Diseases & Conditions
Giardiasis is a diarrheal illness caused by a microscopic parasite, Giardia intestinalis. Once a person or animal has been infected with Giardia, the parasite lives in the intestine and is passed in feces. Because the parasite is protected by an outer shell, it can survive outside the body and in the environment for long periods of times (i.e., months).
During the past two decades, Giardia infection has become recognized as a common cause of waterborne disease in humans in the United States. Giardia can be found worldwide and within every region of the U.S. Anyone can get giardiasis; however, persons most likely to become infected are:
- Children in child care settings, including diaper-aged children
- Close contacts or caregivers of infected people
- People who drink water or use ice made from contaminated sources (e.g., lakes, streams)
- Backpackers, hikers and campers who drink untreated or insufficiently treated water or who do not practice good hygiene (e.g., proper hand washing)
- People who swallow contaminated water while swimming, especially in lakes, streams, rivers, springs and ponds
- International travelers
- People exposed to human feces through sexual contact.
Signs & Symptoms
Giardia infection can cause a variety of intestinal signs or symptoms, which include diarrhea, gas or flatulence, greasy stools that tens to float, stomach or abdominal cramps and upset stomach or nausea. These symptoms can lead to weight loss and dehydration, although some people with the infection has no symptoms at all.
In otherwise healthy persons, symptoms of giardiasis may last two to six weeks, sometimes lasting longer. Medications can help decrease the amount of time symptoms last.
If you think you have giardiasis contact your health care provider. To diagnose an infection your health care provider will likely ask you to submit stool samples to check for the parasite. Giardia can be difficult to diagnose, so your provider may ask you to submit multiple stool specimens collected over a few days.
The Giardia parasite lives in the intestine of infected humans or animals (e.g., cats, dogs, cattle, deer and beavers). Millions of germs can be released in a bowel movement of an infected human or animal. Giardia is found on surfaces or in soil, food, or water that has been contaminated with the feces from infected humans or animals.
You can become infected after accidentally swallowing the parasite; you cannot come infected through contact with blood. Giardia can be spread by:
- Accidentally swallowing Giardia picked up from surfaces (such as bathroom fixtures, changing tables, diaper pails, or toys) contaminated with feces from an infected person or animal.
- Drinking water or using ice made from contaminated sources.

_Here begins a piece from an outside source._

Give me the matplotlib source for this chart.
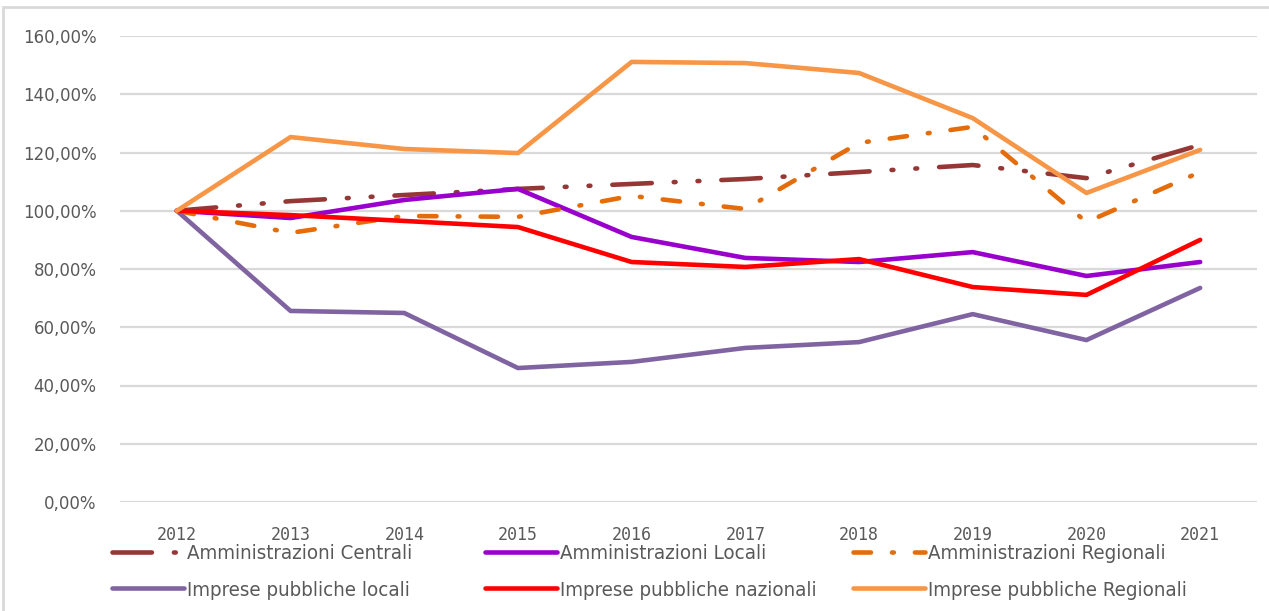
import matplotlib
matplotlib.use("Agg")
import matplotlib.pyplot as plt
from matplotlib.patches import Rectangle

# anni e serie (indice 2012 = 100%)
anni = ['2012', '2013', '2014', '2015', '2016', '2017', '2018', '2019', '2020', '2021']

amm_centrali = [100.0, 103.3, 105.4, 107.5, 109.2, 110.9, 113.3, 115.7, 111.2, 122.6]
amm_locali = [100.0, 97.5, 103.7, 107.5, 91.0, 83.8, 82.4, 85.8, 77.6, 82.4]
amm_regionali = [100.0, 92.4, 98.2, 97.9, 105.1, 100.6, 123.3, 128.8, 96.1, 113.3]
imp_locali = [100.0, 65.6, 64.9, 46.0, 48.1, 52.9, 54.9, 64.5, 55.6, 73.5]
imp_nazionali = [100.0, 98.5, 96.5, 94.4, 82.4, 80.7, 83.4, 73.8, 71.1, 90.0]
imp_regionali = [100.0, 125.3, 121.2, 119.8, 151.1, 150.7, 147.3, 131.8, 106.1, 120.9]

y_ticks = [0, 20, 40, 60, 80, 100, 120, 140, 160]

grigio = '#595959'
lw = 3.3

fig = plt.figure(figsize=(12.69, 6.11), dpi=100)
ax = fig.add_axes([120 / 1269, (611 - 502) / 611, 1137 / 1269, 466 / 611])

x = list(range(len(anni)))
serie = [
    ('Amministrazioni Centrali', amm_centrali, '#953735', (8.6, 4.8, 0.4, 4.8, 0.4, 4.8)),
    ('Amministrazioni Locali', amm_locali, '#9900CC', None),
    ('Amministrazioni Regionali', amm_regionali, '#E46C0A', (3.8, 4.6, 0.4, 4.6)),
    ('Imprese pubbliche locali', imp_locali, '#8064A2', None),
    ('Imprese pubbliche nazionali', imp_nazionali, '#FF0000', None),
    ('Imprese pubbliche Regionali', imp_regionali, '#F79646', None),
]

linee = []
for nome, valori, colore, tratteggio in serie:
    ln, = ax.plot(x, valori, color=colore, lw=lw, label=nome,
                  solid_capstyle='round', dash_capstyle='round',
                  solid_joinstyle='round', zorder=3)
    if tratteggio is not None:
        ln.set_dashes(tratteggio)
    linee.append(ln)

ax.set_xlim(-0.5, len(anni) - 0.5)
ax.set_ylim(0, 160)
ax.set_yticks(y_ticks)
ax.set_yticklabels(['{:.2f}%'.format(v).replace('.', ',') for v in y_ticks],
                   fontsize=12, color=grigio, family='DejaVu Sans')
ax.set_xticks(x)
ax.set_xticklabels(anni, fontsize=12, color=grigio, family='DejaVu Sans Mono')
ax.tick_params(axis='both', length=0)
ax.tick_params(axis='y', pad=17)
ax.tick_params(axis='x', pad=17)
ax.grid(axis='y', color='#D9D9D9', lw=1.6, zorder=0)
for s in ax.spines.values():
    s.set_visible(False)

# legenda su tre colonne
font_leg = {'family': ['DejaVu Sans'], 'stretch': 'condensed', 'size': 14.7}
colonne = [(0, 3), (1, 4), (2, 5)]
x_col = [104, 477, 845]
for (a, b), xc in zip(colonne, x_col):
    leg = fig.legend([linee[a], linee[b]], [serie[a][0], serie[b][0]],
                     loc='upper left', bbox_to_anchor=(xc / 1269, 1 - 536 / 611),
                     frameon=False, prop=font_leg, handlelength=3.5,
                     handletextpad=0.15, labelspacing=0.85, borderaxespad=0)
    for t in leg.get_texts():
        t.set_color(grigio)

# cornice grigia
fig.patches.append(Rectangle((3 / 1269, -0.01), 1.1, 1 - 7 / 611 + 0.01,
                             transform=fig.transFigure, fill=False,
                             edgecolor='#D9D9D9', lw=2))

fig.savefig('out.png', dpi=100)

- Swallowing recreational water contaminated with Giardia. Recreational water includes water in swimming pools, water parks, hot tubs or spas, fountains, lakes, rivers, springs, ponds or streams that can be contaminated with feces or sewage from humans or animals.
- Eating uncooked food contaminated with Giardia.
- Having contact with someone who is ill with giardiasis.
- Traveling to countries where giardiasis is common and being exposed to the parasite as described in the bullets above.
The Centers for Disease Control and Prevention give simple tips to prevent a Giardia infection.
Practice good hygiene:
Wash hands thoroughly with soap and water after using the toilet and before handling or eating food, after changing a diaper or assisting with tioleting, especially if you are caring for diaper-aged children, even if you are wearing gloves.
Wash hands thoroughly after touching something that could be contaminated (such as a trash can, cleaning cloth, drain or soil) and after handling animals or their toys, leashes, or feces.
Protect others by not swimming if you are experiencing diarrhea or for one week after your diarrhea stops. This is essential for children in diapers.
Shower with soap and water before entering recreational water. Wash children thoroughly, especially their bottoms, with soap and water after they use the toilet or their diapers are changed and before they enter the water.
Take children on frequent bathroom breaks or check their diapers often and change diapers in the bathroom or a diaper-changing area to keep Giardia and other germs out of pools, hot tubs, lakes, rivers, etc.
Avoid water that may be contaminated.